Coronavirus won’t kill the culture wars

Apr 14, 2020 by

by Andrew Doyle, spiked:

Even in the face of this crisis, the identitarians are doubling down.

In early March, more than 300 employees at the Guardian signed an open letter to the editor Katharine Viner to protest against the publication of supposedly ‘anti-trans’ material. The catalyst was Suzanne Moore’s article on the deplatforming of Professor Selina Todd at Oxford University, an action that had been justified by the organisers on the grounds that Todd had previously spoken at a meeting of Woman’s Place UK (a group that campaigns for separate spaces and services for women). The signatories to the open letter argued that by publishing Moore’s views, the Guardian was no longer ‘a safe and welcoming workplace for trans and non-binary people’. To complain to one’s employer about feeling ‘unsafe’ has become a standard manoeuvre among those who have little tolerance for the opinions of others.
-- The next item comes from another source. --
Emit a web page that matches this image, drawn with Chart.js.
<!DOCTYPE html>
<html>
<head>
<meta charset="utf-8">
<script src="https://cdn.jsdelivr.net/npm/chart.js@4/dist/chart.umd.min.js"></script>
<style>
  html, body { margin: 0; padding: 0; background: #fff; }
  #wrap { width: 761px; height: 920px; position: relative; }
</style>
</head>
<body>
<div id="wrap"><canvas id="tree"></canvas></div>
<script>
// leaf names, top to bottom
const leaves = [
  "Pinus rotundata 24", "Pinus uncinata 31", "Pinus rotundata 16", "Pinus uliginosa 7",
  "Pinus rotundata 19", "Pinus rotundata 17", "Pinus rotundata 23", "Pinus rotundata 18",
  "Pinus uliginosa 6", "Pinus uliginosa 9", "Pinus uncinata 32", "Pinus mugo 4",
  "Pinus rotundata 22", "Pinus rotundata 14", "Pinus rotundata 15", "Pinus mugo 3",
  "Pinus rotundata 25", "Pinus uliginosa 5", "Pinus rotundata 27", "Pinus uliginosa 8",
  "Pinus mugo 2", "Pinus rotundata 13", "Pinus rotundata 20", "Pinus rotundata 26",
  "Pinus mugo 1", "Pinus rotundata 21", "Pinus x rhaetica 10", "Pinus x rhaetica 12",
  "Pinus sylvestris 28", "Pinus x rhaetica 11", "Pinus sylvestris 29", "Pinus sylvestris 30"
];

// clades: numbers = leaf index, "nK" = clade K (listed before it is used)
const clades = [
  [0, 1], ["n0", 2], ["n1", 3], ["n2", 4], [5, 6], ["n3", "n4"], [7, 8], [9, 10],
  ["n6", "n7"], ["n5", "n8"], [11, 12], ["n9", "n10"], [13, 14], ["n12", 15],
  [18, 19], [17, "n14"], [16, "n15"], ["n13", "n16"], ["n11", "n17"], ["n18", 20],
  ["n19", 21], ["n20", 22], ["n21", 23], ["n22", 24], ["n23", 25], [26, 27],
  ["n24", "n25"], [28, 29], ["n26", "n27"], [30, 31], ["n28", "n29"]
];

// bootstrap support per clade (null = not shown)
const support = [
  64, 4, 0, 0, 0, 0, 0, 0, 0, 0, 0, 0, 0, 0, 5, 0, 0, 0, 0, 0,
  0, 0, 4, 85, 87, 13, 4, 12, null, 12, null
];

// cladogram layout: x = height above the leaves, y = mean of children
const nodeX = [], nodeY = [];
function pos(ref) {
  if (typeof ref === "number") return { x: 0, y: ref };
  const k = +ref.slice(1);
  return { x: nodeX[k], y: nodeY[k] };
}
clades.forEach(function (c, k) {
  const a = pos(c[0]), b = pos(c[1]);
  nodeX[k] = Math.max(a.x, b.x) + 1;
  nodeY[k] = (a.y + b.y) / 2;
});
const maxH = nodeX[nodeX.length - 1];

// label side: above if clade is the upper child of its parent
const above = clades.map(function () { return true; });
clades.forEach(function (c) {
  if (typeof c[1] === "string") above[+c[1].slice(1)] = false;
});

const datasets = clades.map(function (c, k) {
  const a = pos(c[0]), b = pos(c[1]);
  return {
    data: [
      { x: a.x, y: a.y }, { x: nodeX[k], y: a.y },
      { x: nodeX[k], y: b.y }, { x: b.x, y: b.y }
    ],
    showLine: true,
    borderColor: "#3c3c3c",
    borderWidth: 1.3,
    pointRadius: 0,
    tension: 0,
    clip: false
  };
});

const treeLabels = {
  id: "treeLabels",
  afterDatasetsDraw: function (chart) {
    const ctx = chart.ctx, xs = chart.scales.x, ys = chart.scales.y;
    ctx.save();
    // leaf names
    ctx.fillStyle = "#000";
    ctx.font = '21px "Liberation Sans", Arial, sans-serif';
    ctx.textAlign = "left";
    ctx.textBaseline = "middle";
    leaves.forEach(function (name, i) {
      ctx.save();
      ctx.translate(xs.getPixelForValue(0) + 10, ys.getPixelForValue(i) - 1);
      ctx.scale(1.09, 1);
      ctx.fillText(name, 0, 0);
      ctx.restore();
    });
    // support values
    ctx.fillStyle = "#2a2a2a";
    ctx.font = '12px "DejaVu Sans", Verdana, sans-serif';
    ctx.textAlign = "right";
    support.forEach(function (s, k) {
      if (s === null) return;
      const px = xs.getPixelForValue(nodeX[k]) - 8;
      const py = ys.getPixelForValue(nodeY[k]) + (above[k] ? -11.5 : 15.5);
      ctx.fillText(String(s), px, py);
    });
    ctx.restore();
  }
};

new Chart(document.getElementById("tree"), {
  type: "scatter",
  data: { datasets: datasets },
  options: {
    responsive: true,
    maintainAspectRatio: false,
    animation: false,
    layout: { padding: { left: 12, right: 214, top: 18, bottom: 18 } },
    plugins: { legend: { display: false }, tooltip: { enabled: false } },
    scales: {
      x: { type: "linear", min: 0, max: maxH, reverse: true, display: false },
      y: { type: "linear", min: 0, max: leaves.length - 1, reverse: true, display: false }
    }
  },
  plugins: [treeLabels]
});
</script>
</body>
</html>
Many are now asking whether in the midst of a global pandemic – in which the notion of ‘safety’ has been temporarily restored to its original definition – such tactics can still be effective. The problem has never been with the cry-bullies of the social-justice movement who disingenuously claim that their safety is compromised by alternative viewpoints, but rather with those in authority who capitulate to their demands. When activists called for the removal of the statue of colonialist Cecil Rhodes at Oriel College, Oxford, part of their strategy was to insist that it was a form of ‘violence’ to expect black students to walk in its vicinity. The statue remains in place because the university authorities had the courage not to defer to this kind of entitlement. The same cannot be said for the plaques commemorating the visit of King Leopold II of Belgium to Queen Mary University in London, which were removed because of his tyrannical reign in the Congo after a student outcry about 130 years too late.